While workers laboured on a large construction site in the Gaza Strip, a security guard noticed a strange piece of stone sticking out of the earth.
"I thought it was a tunnel," said Ahmad, the young guard, referring to secret passages dug by the Hamas to help it battle Israel.
In the Gaza Strip, ruled by Hamas and repeatedly ravaged by war, people are more familiar with burying the dead than digging up their heritage.
But what Ahmad found in January was part of a Roman necropolis dating from about 2,000 years ago -- representative of the impoverished Palestinian territory's rich, if under-developed, archaeological treasures.
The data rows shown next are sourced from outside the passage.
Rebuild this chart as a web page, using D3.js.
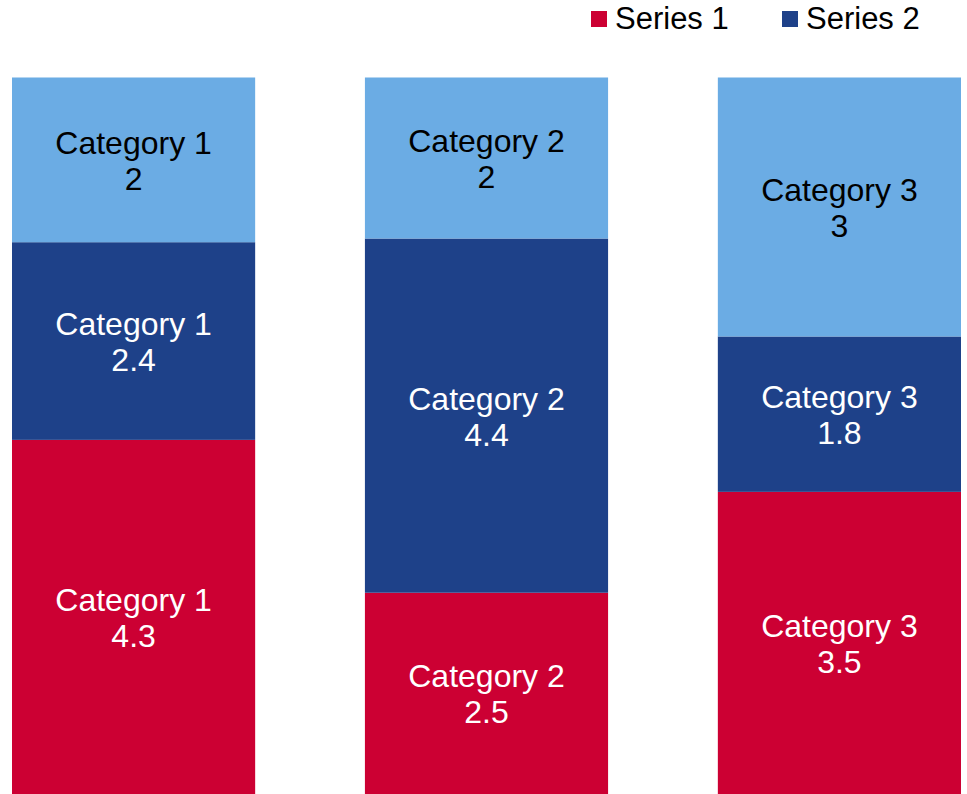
<!DOCTYPE html>
<html>
<head>
<meta charset="utf-8">
<script src="https://cdn.jsdelivr.net/npm/d3@7"></script>
<style>
  html, body { margin: 0; padding: 0; background: #fff; }
  svg { display: block; }
  text { font-family: "Liberation Sans", Arial, sans-serif; }
</style>
</head>
<body>
<svg id="chart" width="967" height="794"></svg>
<script>
const categories = ["Category 1", "Category 2", "Category 3"];
const seriesNames = ["Series 1", "Series 2", "Series 3"];
const series1 = [4.3, 2.5, 3.5];
const series2 = [2.4, 4.4, 1.8];
const series3 = [2, 2, 3];
const legendSeries = ["Series 1", "Series 2"];

const colors = ["#CC0033", "#1E4189", "#6BACE4"];
const labelColors = ["#ffffff", "#ffffff", "#000000"];

const rows = categories.map((c, i) => ({
  category: c,
  "Series 1": series1[i],
  "Series 2": series2[i],
  "Series 3": series3[i]
}));

const stacked = d3.stack()
  .keys(seriesNames)
  .offset(d3.stackOffsetExpand)(rows);

const svg = d3.select("#chart");

const x = d3.scaleBand()
  .domain(categories)
  .range([12, 961])
  .paddingInner(0.311)
  .paddingOuter(0);

const y = d3.scaleLinear()
  .domain([0, 1])
  .range([794, 77.5]);

const color = d3.scaleOrdinal().domain(seriesNames).range(colors);
const labelColor = d3.scaleOrdinal().domain(seriesNames).range(labelColors);

const groups = svg.append("g")
  .selectAll("g")
  .data(stacked)
  .join("g")
  .attr("fill", d => color(d.key));

groups.selectAll("rect")
  .data(d => d.map(p => ({ p, key: d.key })))
  .join("rect")
  .attr("x", d => x(d.p.data.category))
  .attr("width", x.bandwidth())
  .attr("y", d => y(d.p[1]))
  .attr("height", d => y(d.p[0]) - y(d.p[1]));

const labelSize = 32;
const legendSize = 31;
const lineGap = 36;

const labels = svg.append("g")
  .selectAll("g")
  .data(stacked)
  .join("g")
  .selectAll("text")
  .data(d => d.map(p => ({ p, key: d.key })))
  .join("text")
  .attr("text-anchor", "middle")
  .attr("font-size", labelSize)
  .attr("fill", d => labelColor(d.key))
  .attr("x", d => x(d.p.data.category) + x.bandwidth() / 2)
  .attr("y", d => (y(d.p[0]) + y(d.p[1])) / 2);

labels.each(function(d) {
  const t = d3.select(this);
  const mid = (y(d.p[0]) + y(d.p[1])) / 2;
  t.append("tspan")
    .attr("x", x(d.p.data.category) + x.bandwidth() / 2)
    .attr("y", mid - lineGap / 2 + 12)
    .text(d.p.data.category);
  t.append("tspan")
    .attr("x", x(d.p.data.category) + x.bandwidth() / 2)
    .attr("y", mid + lineGap / 2 + 12)
    .text(d.p.data[d.key]);
});

// Legend
const legendX = [591, 782];
const legend = svg.append("g")
  .selectAll("g")
  .data(legendSeries)
  .join("g")
  .attr("transform", (d, i) => `translate(${legendX[i]},0)`);

legend.append("rect")
  .attr("x", 0)
  .attr("y", 11)
  .attr("width", 16)
  .attr("height", 16)
  .attr("fill", d => color(d));

legend.append("text")
  .attr("x", 24)
  .attr("y", 29)
  .attr("font-size", legendSize)
  .attr("fill", "#000")
  .text(d => d);
</script>
</body>
</html>
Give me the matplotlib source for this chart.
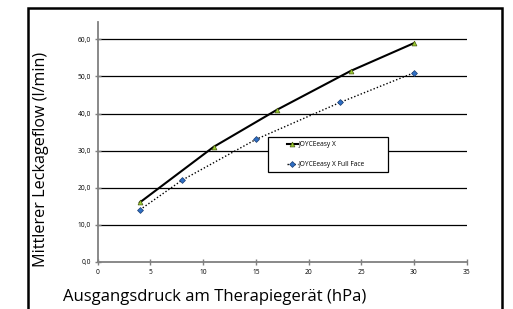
import matplotlib
matplotlib.use("Agg")
import matplotlib.pyplot as plt
from matplotlib.patches import Rectangle

plt.rcParams['font.family'] = ['Open Sans', 'DejaVu Sans']

# data
druck_x = [4, 11, 17, 24, 30]
flow_x = [16.0, 31.0, 41.0, 51.5, 59.0]
druck_ff = [4, 8, 15, 23, 30]
flow_ff = [14.0, 22.0, 33.0, 43.0, 51.0]
x_ticks = [0, 5, 10, 15, 20, 25, 30, 35]
y_ticks = [0, 10, 20, 30, 40, 50, 60]
y_labels = ["0,0", "10,0", "20,0", "30,0", "40,0", "50,0", "60,0"]

W, H = 513, 309
fig = plt.figure(figsize=(W / 100, H / 100), dpi=100)


def px(x, y):
    # pixel position (from top left) -> figure fraction
    return x / W, 1 - y / H


# outer frame (bottom edge runs off the picture)
fig.patches.append(Rectangle((28 / W, -0.05), (502 - 28) / W, 1.05 - 8 / H,
                             transform=fig.transFigure, fill=False,
                             edgecolor="black", linewidth=1.8))

ax = fig.add_axes([97.7 / W, 1 - 261.7 / H, (466.7 - 97.7) / W, (261.7 - 22) / H])
ax.set_xlim(0, 35)
ax.set_ylim(0, 64.7)

for y in y_ticks[1:]:
    ax.axhline(y, color="black", linewidth=0.9, zorder=1)

ax.plot(druck_x, flow_x, color="black", linewidth=1.5, marker="^",
        markersize=3.5, markerfacecolor="#9ACD32", markeredgecolor="#4a5a10",
        markeredgewidth=0.5, label="JOYCEeasy X", zorder=3)
ax.plot(druck_ff, flow_ff, color="black", linewidth=1.0, linestyle=(0, (1, 1.5)),
        marker="D", markersize=3.0, markerfacecolor="#2f6fc4",
        markeredgecolor="#1a3c70", markeredgewidth=0.5,
        label="JOYCEeasy X Full Face", zorder=3)

for side in ["top", "right"]:
    ax.spines[side].set_visible(False)
for side in ["left", "bottom"]:
    ax.spines[side].set_color("#808080")
    ax.spines[side].set_linewidth(1.3)

ax.set_xticks(x_ticks)
ax.set_yticks(y_ticks)
ax.set_yticklabels(y_labels)
ax.tick_params(direction="inout", length=4, width=1, color="#808080",
               labelsize=4.8, pad=3)

fig.text(*px(63, 301), "Ausgangsdruck am Therapiegerät (hPa)", fontsize=12,
         ha="left", va="baseline")
fig.text(*px(41, 159.5), "Mittlerer Leckageflow (l/min)", fontsize=11.6,
         rotation=90, ha="center", va="center")

# legend box with white fill, legend entries drawn on top without frame
x0, y0 = px(268, 172)
fig.patches.append(Rectangle((x0, y0), (388 - 268) / W, (172 - 137) / H,
                             transform=fig.transFigure, facecolor="white",
                             edgecolor="black", linewidth=0.9, zorder=5))
leg = fig.legend(*ax.get_legend_handles_labels(), loc="upper left",
                 bbox_to_anchor=px(287, 141.5), fontsize=4.8, frameon=False,
                 borderpad=0, labelspacing=1.9, handlelength=1.6,
                 handletextpad=0.2, borderaxespad=0)
leg.set_zorder(6)

fig.savefig("out.png", dpi=100)
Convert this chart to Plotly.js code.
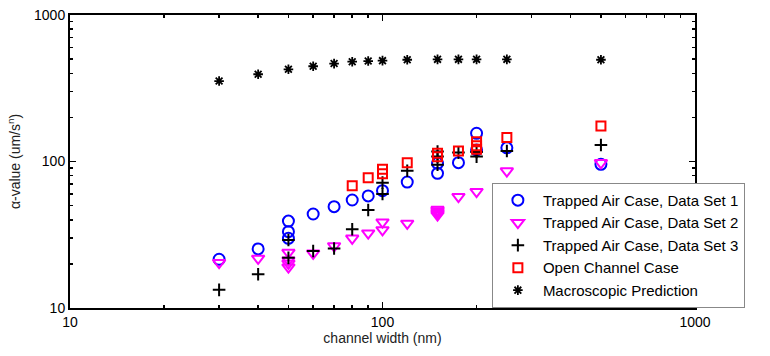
<html>
<head>
    <script src="https://cdn.plot.ly/plotly-3.0.1.min.js"></script>
    <style>
        body { margin: 0; padding: 0; background: white; }
        #chart { width: 770px; height: 356px; }
    </style>
</head>
<body>
    <div id="chart"></div>
    <script>
        // channel width (nm) and alpha values (um/s^n)
        const set1X = [30, 40, 50, 50, 50, 60, 70, 80, 90, 100, 120, 150, 150, 175, 200, 200, 250, 500];
        const set1Y = [21.5, 25.3, 39.2, 33.2, 29.9, 43.8, 49.2, 54.6, 58.2, 63.2, 72.4, 83.0, 97.2, 98.2, 155.8, 120, 124, 95.7];

        const set2X = [30, 40, 50, 50, 50, 50, 60, 70, 80, 90, 100, 100, 120, 150, 150, 150, 150, 150, 175, 200, 250, 500];
        const set2Y = [20.4, 21.8, 23.9, 21.2, 20.2, 19.0, 23.6, 26.5, 29.9, 32.4, 38.5, 34.1, 37.8, 47, 46, 45, 44, 43, 57.5, 62.2, 86.1, 98];

        const set3X = [30, 40, 50, 50, 60, 70, 80, 90, 100, 100, 120, 150, 150, 150, 175, 200, 200, 250, 500];
        const set3Y = [13.3, 17.0, 29.1, 22.0, 24.5, 25.5, 34.5, 46.7, 71.7, 60.0, 86.5, 117, 108, 95, 115, 108, 116, 118, 129.6];

        const openX = [80, 90, 100, 100, 120, 150, 150, 175, 200, 200, 200, 250, 500];
        const openY = [68.4, 77.5, 88.5, 82.5, 98, 113.7, 107.8, 118, 136.5, 128, 121, 146, 174.8];

        const macroX = [30, 40, 50, 60, 70, 80, 90, 100, 120, 150, 175, 200, 250, 500];
        const macroY = [354, 394, 426, 447, 466, 480, 485, 488, 495, 498, 498, 498, 498, 495];

        const majorTicks = [10, 100, 1000];
        const minorTicks = [20, 30, 40, 50, 60, 70, 80, 90, 200, 300, 400, 500, 600, 700, 800, 900];

        const data = [
            {
                x: set1X, y: set1Y, type: 'scatter', mode: 'markers',
                name: 'Trapped Air Case, Data Set 1',
                marker: { symbol: 'circle-open', size: 11, color: '#0000ff', line: { width: 2 } }
            },
            {
                x: set2X, y: set2Y, type: 'scatter', mode: 'markers',
                name: 'Trapped Air Case, Data Set 2',
                marker: { symbol: 'triangle-down-open', size: 11, color: '#ff00ff', line: { width: 2 } }
            },
            {
                x: set3X, y: set3Y, type: 'scatter', mode: 'markers',
                name: 'Trapped Air Case, Data Set 3',
                marker: { symbol: 'cross-thin-open', size: 9, color: '#000000', line: { width: 2 } }
            },
            {
                x: openX, y: openY, type: 'scatter', mode: 'markers',
                name: 'Open Channel Case',
                marker: { symbol: 'square-open', size: 9, color: '#ff0000', line: { width: 2 } }
            },
            {
                x: macroX, y: macroY, type: 'scatter', mode: 'markers',
                name: 'Macroscopic Prediction',
                marker: { symbol: 'asterisk-open', size: 8, color: '#000000', line: { width: 1.8 } }
            }
        ];

        const axisCommon = {
            type: 'log',
            showline: true,
            linecolor: '#000',
            linewidth: 2,
            mirror: 'ticks',
            ticks: 'inside',
            ticklen: 6,
            tickwidth: 1.5,
            tickcolor: '#000',
            showgrid: false,
            zeroline: false,
            tickvals: majorTicks,
            ticktext: majorTicks.map(String),
            tickfont: { family: 'Liberation Sans, Arial', size: 14, color: '#000' },
            minor: { tickmode: 'array', tickvals: minorTicks, ticks: 'inside', ticklen: 3, tickwidth: 1.5, tickcolor: '#000', showgrid: false }
        };

        const layout = {
            width: 770,
            height: 356,
            margin: { l: 70, r: 75, t: 15, b: 48 },
            paper_bgcolor: 'white',
            plot_bgcolor: 'white',
            showlegend: true,
            legend: {
                x: 0.675, y: 0.427, xanchor: 'left', yanchor: 'top',
                bgcolor: 'white', bordercolor: '#888', borderwidth: 1,
                font: { family: 'Liberation Sans, Arial', size: 15, color: '#000' },
                tracegroupgap: 0, itemwidth: 40
            },
            xaxis: Object.assign({}, axisCommon, {
                range: [1, 3],
                title: { text: 'channel width (nm)', font: { family: 'Liberation Sans, Arial', size: 14, color: '#222' }, standoff: 4 }
            }),
            yaxis: Object.assign({}, axisCommon, {
                range: [1, 3],
                title: { text: 'α-value (um/s<sup>n</sup>)', font: { family: 'Liberation Sans, Arial', size: 14, color: '#222' }, standoff: 10 }
            })
        };

        Plotly.newPlot('chart', data, layout, { displayModeBar: false, staticPlot: true });
    </script>
</body>
</html>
A view of the archaeological site of Saint Hilarion. AFP
After the last war between Israel and Hamas in May 2021 left a trail of damage in Gaza, Egypt began a reconstruction initiative worth $500 million.
As part of that project in Jabaliya, in the north of the coastal enclave, bulldozers were digging up the sandy soil in order to build new concrete buildings when Ahmad made his discovery.
"I notified the Egyptian foremen, who immediately contacted local authorities and asked the workers to stop," said Ahmad, a Palestinian who preferred not to give his full name.
With rumours on social media of a big discovery, Gaza's antiquities service called in the French non-governmental group Premiere Urgence Internationale and the French Biblical and Archaeological School of Jerusalem to evaluate the site's importance and mark off the area.
"The first excavations permitted the identification of about 40 tombs dating from the ancient Roman period between the first and second centuries AD," said French archaeologist Rene Elter, who led the team dispatched to Jabaliya.
"The necropolis is larger than these 40 tombs and should have between 80 and 100," he said.
A Roman necropolis dating from about 2,000 years ago. AFP
One of the burial sites found so far is decorated with multi-coloured paintings representing crowns and garlands of bay leaves, as well as jars for funereal drinks, the archaeologist added.
Still hunting stones
One rare success is the preservation of the Byzantine monastery of Saint Hilarion.
It opened several years ago to the public and includes an atrium, baths and multiple churches, standing as testament to an era when Gaza was a crossroads for Mediterranean pilgrims.
"We receive around 14,000 visitors a year, including school students," said Fadel al-Otol, 41, a Palestinian archaeologist whose early passion for ancient ruins was formalised with training in France.
As a child during the first Palestinian intifida, or uprising, Otol said he hunted stones to hurl at Israeli soldiers.
"Today I look for stones to prove to the military that we have a great history," he said.
Wandering around the Saint Hilarion site, Otol pondered his dream: "That we excavate all the archaeological sites of Gaza and that they be accessible to the public to show our history and culture to the entire world."
If nothing is done, he said, "the sites would disappear forever."